Washington lobbyist Nicholas J. Bush was given a 41-month prison sentence yesterday after admitting he stole more than $3 million from his former employer, money that prosecutors said was used to buy a second home, island property in Canada and other luxuries.
Although he gave Bush the maximum term under federal sentencing guidelines, U.S. District Judge Emmet G. Sullivan complained that penalties are too lax on white-collar criminals.
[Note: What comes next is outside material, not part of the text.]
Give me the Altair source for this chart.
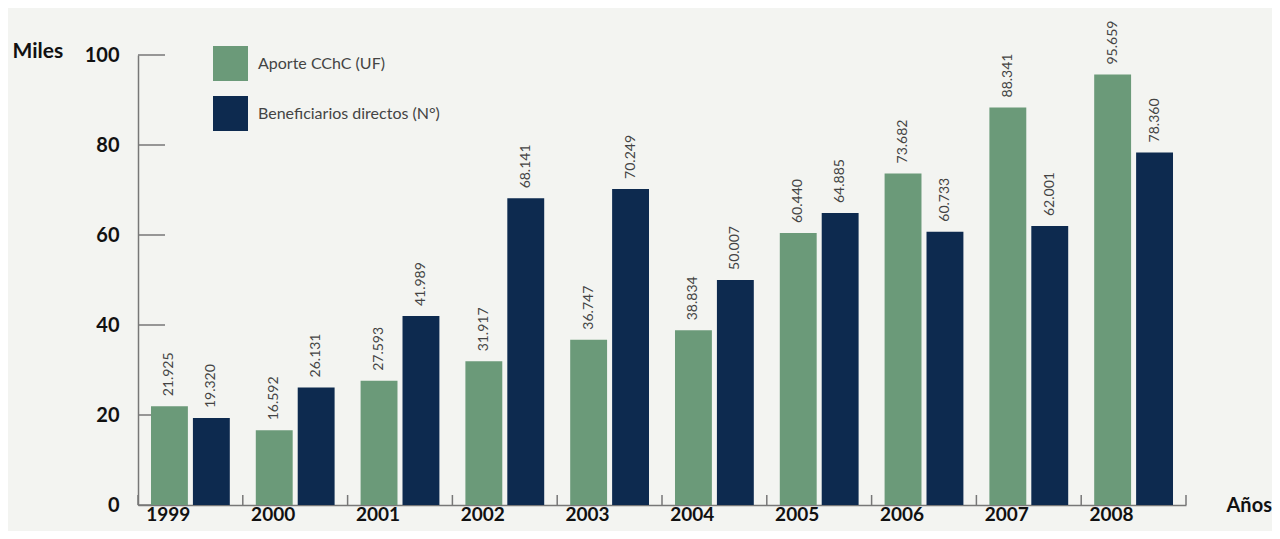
import altair as alt
import pandas as pd

years = ["1999", "2000", "2001", "2002", "2003", "2004", "2005", "2006", "2007", "2008"]
aporte = [21.925, 16.592, 27.593, 31.917, 36.747, 38.834, 60.440, 73.682, 88.341, 95.659]
benef = [19.320, 26.131, 41.989, 68.141, 70.249, 50.007, 64.885, 60.733, 62.001, 78.360]
series = ["Aporte CChC (UF)", "Beneficiarios directos (N°)"]
colors = ["#6b9a79", "#0d2a4f"]
yticks = [0, 20, 40, 60, 80, 100]

rows = []
for i, y in enumerate(years):
    rows.append({"year": y, "serie": series[0], "value": aporte[i]})
    rows.append({"year": y, "serie": series[1], "value": benef[i]})
df = pd.DataFrame(rows)
tick_df = pd.DataFrame({"t": yticks})
edge_df = pd.DataFrame({"year": years})

W, H = 1048, 450
FONT = "Lato"

xscale = alt.Scale(domain=years, paddingInner=0, paddingOuter=0)
yscale = alt.Scale(domain=[0, 100])
offscale = alt.Scale(domain=series, paddingInner=0.12, paddingOuter=0.31)

bars = alt.Chart(df).mark_bar().encode(
    x=alt.X("year:N", scale=xscale, sort=years,
            axis=alt.Axis(title="Años", titleAngle=0, titleAlign="left", titleBaseline="middle",
                          titleX=1088, titleY=0, titleFontSize=20, titleFont=FONT, titleFontWeight="bold",
                          titleColor="#111", labelAngle=0, labelFontSize=19, labelFont=FONT,
                          labelFontWeight="bold", labelColor="#111", labelPadding=9, ticks=False,
                          domainColor="#777", domainWidth=1.5)),
    xOffset=alt.XOffset("serie:N", sort=series, scale=offscale),
    y=alt.Y("value:Q", scale=yscale,
            axis=alt.Axis(values=yticks, title="Miles", titleAngle=0, titleAlign="left",
                          titleBaseline="middle", titleX=-126, titleY=-4, titleFontSize=21,
                          titleFont=FONT, titleFontWeight="bold", titleColor="#111",
                          labelFontSize=20, labelFont=FONT, labelFontWeight="bold", labelColor="#111",
                          labelPadding=19, ticks=False, grid=False, domainColor="#777", domainWidth=1.5)),
    color=alt.Color("serie:N", sort=series, scale=alt.Scale(domain=series, range=colors),
                    legend=alt.Legend(title=None, orient="none", legendX=75, legendY=-9,
                                      symbolType="square", symbolSize=1225, symbolStrokeWidth=0,
                                      symbolOpacity=1, rowPadding=15, labelFontSize=16,
                                      labelFont=FONT, labelColor="#444", labelOffset=10,
                                      labelLimit=0)),
)

labels = alt.Chart(df).mark_text(angle=270, align="left", baseline="middle", dx=10,
                                 fontSize=14, font=FONT, color="#444").encode(
    x=alt.X("year:N", scale=xscale, sort=years),
    xOffset=alt.XOffset("serie:N", sort=series, scale=offscale),
    y=alt.Y("value:Q", scale=yscale),
    text=alt.Text("value:Q", format=".3f"),
)

yt = alt.Chart(tick_df).mark_rule(color="#777", strokeWidth=1.5).encode(
    y=alt.Y("t:Q", scale=yscale), x=alt.value(0), x2=alt.value(27))

xt = alt.Chart(edge_df).mark_rule(color="#777", strokeWidth=1.5).encode(
    x=alt.X("year:N", scale=xscale, sort=years, bandPosition=0),
    y=alt.value(H), y2=alt.value(H - 10))

xt_end = alt.Chart(pd.DataFrame({"year": [years[-1]]})).mark_rule(color="#777", strokeWidth=1.5).encode(
    x=alt.X("year:N", scale=xscale, sort=years, bandPosition=1),
    y=alt.value(H), y2=alt.value(H - 10))

chart = alt.layer(yt, xt, xt_end, bars, labels).properties(
    width=W, height=H,
    autosize=alt.AutoSizeParams(type="none"),
    padding={"left": 130, "top": 47, "right": 86, "bottom": 26},
    background="#f3f4f1",
).configure_view(stroke=None)

chart.save("out.html", embed_options={"renderer": "svg", "actions": False})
He said Bush deserved more time for embezzling so much in a 16-year period.
Sullivan also ordered Bush to make $3.3 million in restitution to the Natural Gas Supply Association and to pay $268,000 in back federal taxes.
Bush, 54, who has been in a halfway house since he pleaded guilty last summer to mail fraud and tax evasion charges, said he regretted his actions and any "humiliation and embarrassment" he caused the organization.
Several of Bush's former employees turned out for the sentencing. Jodee Jackson, a bookkeeper who discovered the crime, told the judge that Bush enriched himself while he was cutting staff and denying pay increases and holiday bonuses to deserving employees. "He has hurt and disappointed us deeply," she said. Bush was the petroleum trade group's president and link to Capitol Hill. He used his control over the association's operations to steal money, even though he was well-paid--he had a $300,000 salary and unlimited expenses--the employees said.
Assistant U.S. Attorney Virginia Cheatham said Bush created an elaborate trail of supporting documents to conceal his thefts, which came to light in February at the time of his ouster.
Bush eventually acknowledged to the FBI that he submitted false expenses for lobbying and other services that supposedly were provided by three consultants: James W. O. Rogers, a Colorado real estate agent; James Rosebush, former chief of staff to Nancy Reagan; and Kenneth Duberstein, a lobbyist and former chief of staff to President Ronald Reagan. The three men had no idea that Bush was cashing in on their names, Cheatham said.
Defense attorney William J. Murphy attributed Bush's actions to family turmoil, work pressures and emotional troubles. So far Bush has arranged to turn over $874,000 from the sale of property and the surrender of pension and retirement benefits.